One significant aspect of the West Bengal municipal polls, the results for which were declared on Tuesday, is that it gives an indication of the mood of the electorate for the 2016 state assembly polls. The writing is pretty clear and bold on the wall: Mamata Banerjee is firmly in the saddle and a second term in office is all but certain.
The scale of the Trinamool Congress victory is overwhelming. At the same time, the different dimensions of the outcome make the CPM-BJP allegations of “state sponsored terror” hard to substantiate. The results have been a mixed bag of significant wins and defeats, despite the Trinamool Congress landslide. A rigged poll would have produced a different pattern of results.
The deputy mayor of the last TMC board at the Kolkata Municipal Corporation, Farzana Alam, has lost to the Left candidate at a central Kolkata seat, while the chairman of the last TMC board, Sachhidananda Bandopadhyaya, has lost to a BJP nominee at another seat.
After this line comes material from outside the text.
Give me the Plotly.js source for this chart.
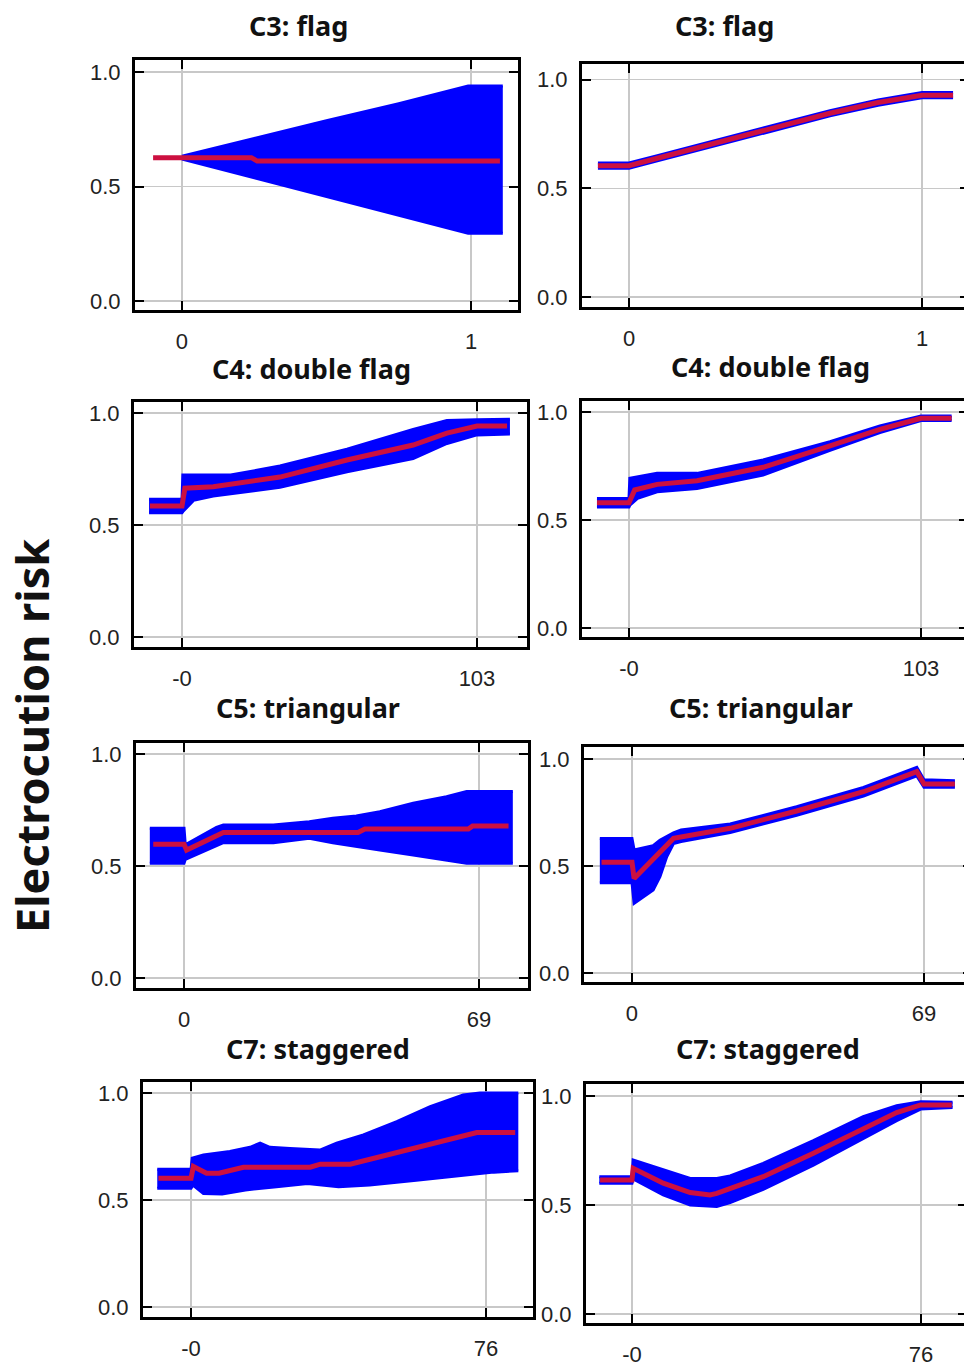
<!DOCTYPE html>
<html><head><meta charset="utf-8">
<script src="https://cdn.plot.ly/plotly-3.0.1.min.js"></script>
<style>html,body{margin:0;padding:0;overflow:hidden;background:#fff}</style>
</head><body>
<div id="chart"></div>
<script>
// ---------- Data ----------
const panelTitles = ["C3: flag","C3: flag","C4: double flag","C4: double flag","C5: triangular","C5: triangular","C7: staggered","C7: staggered"];
const yAxisTitle = "Electrocution risk";
const yTickVals = [0, 0.5, 1];
const yTickText = ["0.0", "0.5", "1.0"];
const xTickVals = [[0,1],[0,1],[0,103],[0,103],[0,69],[0,69],[0,76],[0,76]];
const xTickText = [["0","1"],["0","1"],["-0","103"],["-0","103"],["0","69"],["0","69"],["-0","76"],["-0","76"]];

// C3 left
const c3a_lineX = [-0.10, 0, 0.24, 0.26, 0.5, 0.75, 1.0, 1.10];
const c3a_lineY = [0.626, 0.626, 0.626, 0.611, 0.611, 0.611, 0.611, 0.611];
const c3a_hiX = [0, 0.25, 0.5, 0.75, 0.99, 1.11];
const c3a_hi  = [0.632, 0.71, 0.787, 0.862, 0.939, 0.939];
const c3a_loX = [0, 0.25, 0.5, 0.75, 0.99, 1.11];
const c3a_lo  = [0.62, 0.538, 0.457, 0.377, 0.296, 0.296];
// C3 right
const c3b_lineX = [-0.106, 0, 0.1, 0.2, 0.345, 0.5, 0.686, 0.85, 1.0, 1.106];
const c3b_lineY = [0.605, 0.605, 0.64, 0.675, 0.729, 0.782, 0.846, 0.895, 0.929, 0.929];
const c3b_hiX = [-0.106, 0, 0.1, 0.2, 0.345, 0.5, 0.686, 0.85, 1.0, 1.106];
const c3b_hi  = [0.617, 0.617, 0.652, 0.687, 0.741, 0.794, 0.858, 0.907, 0.941, 0.941];
const c3b_loX = [-0.106, 0, 0.1, 0.2, 0.345, 0.5, 0.686, 0.85, 1.0, 1.106];
const c3b_lo  = [0.593, 0.593, 0.628, 0.663, 0.717, 0.770, 0.834, 0.883, 0.917, 0.917];
// C4 left
const c4a_lineX = [-11.2, 0, 1, 10.9, 34.2, 57.6, 80.7, 92.5, 103, 113.5];
const c4a_lineY = [0.585, 0.585, 0.664, 0.671, 0.714, 0.790, 0.857, 0.91, 0.942, 0.942];
const c4a_hiX = [-11.5, 0, 0.3, 4, 17, 34.2, 57.6, 80.7, 92.5, 103, 114.5];
const c4a_hi  = [0.615, 0.615, 0.723, 0.723, 0.723, 0.763, 0.838, 0.927, 0.966, 0.970, 0.972];
const c4a_loX = [-11.5, 0, 0.3, 4, 10.9, 34.2, 57.6, 80.7, 92.5, 103, 114.5];
const c4a_lo  = [0.555, 0.555, 0.56, 0.61, 0.629, 0.668, 0.738, 0.797, 0.864, 0.902, 0.906];
// C4 right
const c4b_lineX = [-11.3, 0, 2, 9.9, 24, 47.3, 70.9, 88.5, 103, 113.8];
const c4b_lineY = [0.58, 0.58, 0.639, 0.665, 0.682, 0.744, 0.843, 0.92, 0.971, 0.971];
const c4b_hiX = [-11.3, 0, 0.3, 3, 9.9, 24, 47.3, 70.9, 88.5, 103, 113.8];
const c4b_hi  = [0.60, 0.60, 0.693, 0.70, 0.716, 0.716, 0.778, 0.863, 0.935, 0.981, 0.981];
const c4b_loX = [-11.3, 0, 0.3, 3, 9.9, 24, 47.3, 70.9, 88.5, 103, 113.8];
const c4b_lo  = [0.56, 0.56, 0.569, 0.60, 0.631, 0.646, 0.708, 0.823, 0.905, 0.961, 0.961];
// C5 left
const c5a_lineX = [-7.2, 0, 0.6, 9.2, 40.7, 42.3, 66.5, 67.5, 75.9];
const c5a_lineY = [0.597, 0.597, 0.571, 0.65, 0.65, 0.665, 0.665, 0.679, 0.679];
const c5a_hiX = [-8, 0, 0.3, 7.6, 9.2, 20.9, 29.3, 34.8, 40.3, 45.8, 53.6, 61.4, 66.1, 76.9];
const c5a_hi  = [0.668, 0.668, 0.594, 0.672, 0.683, 0.683, 0.698, 0.713, 0.723, 0.742, 0.78, 0.809, 0.832, 0.832];
const c5a_loX = [-8, 0, 0.3, 7.6, 9.2, 20.9, 29.3, 34.8, 40.3, 45.8, 53.6, 61.4, 66.1, 76.9];
const c5a_lo  = [0.512, 0.512, 0.53, 0.59, 0.604, 0.604, 0.624, 0.604, 0.586, 0.571, 0.549, 0.527, 0.512, 0.512];
// C5 right
const c5b_lineX = [-7.2, 0, 0.5, 9.8, 23.2, 38.9, 54.7, 67.3, 69, 76.3];
const c5b_lineY = [0.517, 0.517, 0.442, 0.629, 0.676, 0.757, 0.847, 0.941, 0.883, 0.883];
const c5b_hiX = [-7.6, 0, 0.5, 5.0, 6.6, 8.2, 9.8, 11.6, 23.2, 38.9, 54.7, 67.3, 69, 76.3];
const c5b_hi  = [0.629, 0.629, 0.575, 0.595, 0.62, 0.637, 0.655, 0.668, 0.696, 0.777, 0.867, 0.961, 0.903, 0.898];
const c5b_loX = [-7.6, 0, 0.5, 5.0, 6.6, 8.2, 9.8, 11.6, 23.2, 38.9, 54.7, 67.3, 69, 76.3];
const c5b_lo  = [0.422, 0.422, 0.326, 0.388, 0.45, 0.543, 0.605, 0.614, 0.656, 0.737, 0.827, 0.921, 0.868, 0.868];
// C7 left
const c7a_lineX = [-8.4, 0, 0.6, 4, 7.2, 13.5, 30.7, 33.3, 41, 48.7, 57.3, 65.9, 73.6, 83.5];
const c7a_lineY = [0.601, 0.601, 0.656, 0.625, 0.625, 0.653, 0.653, 0.667, 0.667, 0.702, 0.741, 0.78, 0.815, 0.815];
const c7a_hiX = [-8.7, 0, 0.3, 3.2, 10.0, 15.2, 17.8, 20.3, 25.5, 33.2, 37.5, 44.4, 53.0, 61.6, 70.1, 74.4, 84.3];
const c7a_hi  = [0.643, 0.643, 0.695, 0.71, 0.726, 0.746, 0.765, 0.746, 0.74, 0.733, 0.765, 0.804, 0.866, 0.936, 0.991, 1.0, 1.0];
const c7a_loX = [-8.7, 0, 0.5, 3.2, 8, 14, 22, 30, 38, 46, 58, 68, 78, 84.3];
const c7a_lo  = [0.555, 0.555, 0.57, 0.53, 0.528, 0.547, 0.562, 0.577, 0.562, 0.57, 0.592, 0.612, 0.630, 0.637];
// C7 right
const c7b_lineX = [-8.4, 0, 0.3, 8.2, 15.3, 20.5, 22.3, 34.5, 47.7, 60.8, 69.6, 75.9, 84.1];
const c7b_lineY = [0.615, 0.615, 0.668, 0.6, 0.557, 0.546, 0.553, 0.63, 0.737, 0.852, 0.924, 0.959, 0.959];
const c7b_hiX = [-8.6, 0, 0.3, 8.2, 15.3, 22.3, 25.8, 34.5, 47.7, 60.8, 69.6, 75.9, 84.3];
const c7b_hi  = [0.63, 0.63, 0.706, 0.661, 0.622, 0.622, 0.633, 0.691, 0.795, 0.905, 0.955, 0.974, 0.971];
const c7b_loX = [-8.6, 0, 0.3, 8.2, 15.3, 22.3, 25.8, 34.5, 47.7, 60.8, 69.6, 75.9, 84.3];
const c7b_lo  = [0.60, 0.60, 0.62, 0.546, 0.50, 0.493, 0.511, 0.572, 0.683, 0.806, 0.887, 0.94, 0.947];

// ---------- Layout geometry (pixels) ----------
const W = 975, H = 1367;
const boxes = [ // left, right, top, bottom, xRange, yRange
  {l:135, r:518, t:60,  b:310,  xr:[-0.1626, 1.1626], yr:[-0.0393, 1.0524]},
  {l:582, r:969, t:64,  b:307,  xr:[-0.1604, 1.1604], yr:[-0.0452, 1.0724]},
  {l:134, r:527, t:402, b:647,  xr:[-16.76, 120.46],  yr:[-0.0446, 1.049]},
  {l:582, r:968, t:401, b:637,  xr:[-16.58, 119.58],  yr:[-0.0417, 1.051]},
  {l:136, r:528, t:743, b:988,  xr:[-11.23, 80.45],   yr:[-0.0446, 1.049]},
  {l:584, r:972, t:747, b:982,  xr:[-11.34, 80.34],   yr:[-0.042, 1.056]},
  {l:143, r:533, t:1082,b:1317, xr:[-12.37, 88.08],   yr:[-0.0467, 1.051]},
  {l:586, r:967, t:1084,b:1323, xr:[-12.1, 88.1],     yr:[-0.0413, 1.055]}
];
const titlePos = [[298,25],[724,25],[311,368],[770,366],[308,708],[761,708],[318,1048],[768,1048]];

const series = [
  [c3a_lineX,c3a_lineY,c3a_hiX,c3a_hi,c3a_loX,c3a_lo],
  [c3b_lineX,c3b_lineY,c3b_hiX,c3b_hi,c3b_loX,c3b_lo],
  [c4a_lineX,c4a_lineY,c4a_hiX,c4a_hi,c4a_loX,c4a_lo],
  [c4b_lineX,c4b_lineY,c4b_hiX,c4b_hi,c4b_loX,c4b_lo],
  [c5a_lineX,c5a_lineY,c5a_hiX,c5a_hi,c5a_loX,c5a_lo],
  [c5b_lineX,c5b_lineY,c5b_hiX,c5b_hi,c5b_loX,c5b_lo],
  [c7a_lineX,c7a_lineY,c7a_hiX,c7a_hi,c7a_loX,c7a_lo],
  [c7b_lineX,c7b_lineY,c7b_hiX,c7b_hi,c7b_loX,c7b_lo]
];

const BLUE = '#0000ff', RED = '#cc1040';
const tickFont = {family: 'Liberation Sans, Arial, sans-serif', size: 22, color: '#222'};
const traces = [];
const layout = {
  width: W, height: H, margin: {l:0, r:0, t:0, b:0},
  paper_bgcolor: '#fff', plot_bgcolor: '#fff', showlegend: false,
  annotations: []
};

series.forEach((s, i) => {
  const n = i === 0 ? '' : String(i + 1);
  const xr = 'x' + n, yr = 'y' + n;
  traces.push({x: s[4], y: s[5], xaxis: xr, yaxis: yr, type: 'scatter', mode: 'lines',
    line: {color: BLUE, width: 3}, hoverinfo: 'skip'});
  traces.push({x: s[2], y: s[3], xaxis: xr, yaxis: yr, type: 'scatter', mode: 'lines',
    fill: 'tonexty', fillcolor: BLUE, line: {color: BLUE, width: 3}, hoverinfo: 'skip'});
  traces.push({x: s[0], y: s[1], xaxis: xr, yaxis: yr, type: 'scatter', mode: 'lines',
    line: {color: RED, width: 5}});
  const bx = boxes[i];
  const common = {showgrid: true, gridcolor: '#c8c8c8', gridwidth: 1.5, zeroline: false,
    showline: true, linecolor: '#000', linewidth: 3, mirror: 'ticks',
    ticks: 'inside', ticklen: 9, tickwidth: 2, tickcolor: '#000', tickfont: tickFont,
    fixedrange: true};
  layout['xaxis' + n] = Object.assign({}, common, {
    domain: [bx.l / W, bx.r / W], range: bx.xr, anchor: yr,
    tickmode: 'array', tickvals: xTickVals[i], ticktext: xTickText[i], ticklabelstandoff: 10});
  layout['yaxis' + n] = Object.assign({}, common, {
    domain: [1 - bx.b / H, 1 - bx.t / H], range: bx.yr, anchor: xr,
    tickmode: 'array', tickvals: yTickVals, ticktext: yTickText, ticklabelstandoff: 7});
  layout.annotations.push({text: panelTitles[i], xref: 'paper', yref: 'paper',
    x: titlePos[i][0] / W, y: 1 - titlePos[i][1] / H, xanchor: 'center', yanchor: 'middle',
    showarrow: false, font: {family: 'Noto Sans, Open Sans, sans-serif', size: 27, weight: 700, color: '#111'}});
});
layout.annotations.push({text: yAxisTitle, xref: 'paper', yref: 'paper', x: 31 / W, y: 1 - 736 / H,
  xanchor: 'center', yanchor: 'middle', textangle: -90, showarrow: false,
  font: {family: 'Noto Sans, Open Sans, sans-serif', size: 45, weight: 700, color: '#111'}});

Plotly.newPlot('chart', traces, layout, {staticPlot: true, displayModeBar: false});
</script>
</body></html>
Similarly, TMC heavyweight Paresh Paul has lost to the Congress in a North Kolkata ward.
But such defeats did not overshadow the overwhelming TMC victory. There is no denying either that the organisational strengths of the parties in the fray — and their leaderships’ ability to connect with voters — has been a major factor in the elections.
For instance, the Siliguri Municipal Corporation, the second most important civic body after the Kolkata Municipal Corporation, has been won by the CPM-led Left front in a tough contest. One reason is the leadership’s persistent drive to reach out to voters, whom it was able to convince that a better alternative to the TMC-Congress combine — mired in intense squabbling in the last board — was possible.
Again, in Murshidabad, where the West Bengal Congress president and MP Adhir Ranjan Chowdhury has built up a formidable organisational structure, the results were in favour of the Congress. The Trinamool Congress failed to make much of a dent despite focusing on it from the beginning.
The BJP has had disappointing results. In the 2014 Lok Sabha elections it was number one in 26 municipal wards in Kolkata, and a close second in another 31. BJP hopes were pinned on these 57 wards. It had overtaken the Left Front in Kolkata’s urban core in an election obviously powered by the Narendra Modi wave. The KMC polls show the wave has subsided — the BJP has failed to touch double digits in Kolkata, and drawn a blank in the 91 municipalities. In Kolkata it has won 7 wards out of 144.
The results should trigger serious discussions within the BJP over what went wrong: the limitations of the state leadership, the allegations of corruption in the selection of candidates, the absence of mass agitations that reflected popular discontent, and the serious factionalism within the party in Bengal.
Many expected the Congress to be decimated. That did not happen. The Trinamool has indeed swallowed up whatever was left of the Congress in Kolkata and many districts. But the results show that the minuscule, residual Congress has held on in many North Bengal districts like Dinajpur, Malda, Murshidabad, and elsewhere. Even in Kolkata, its showing was more than it had expected with 5 wards in its pocket.
Finally, these municipal polls vindicate the Trinamool Congress’s gamble of going it alone in politics — at least in West Bengal. Mamata Banerjee had chosen to go by herself in the 2011 state assembly polls — and then in the panchayat polls of 2013 and the Lok Sabha polls of 2014, and now the municipal polls of 2015. 2016 should be no different.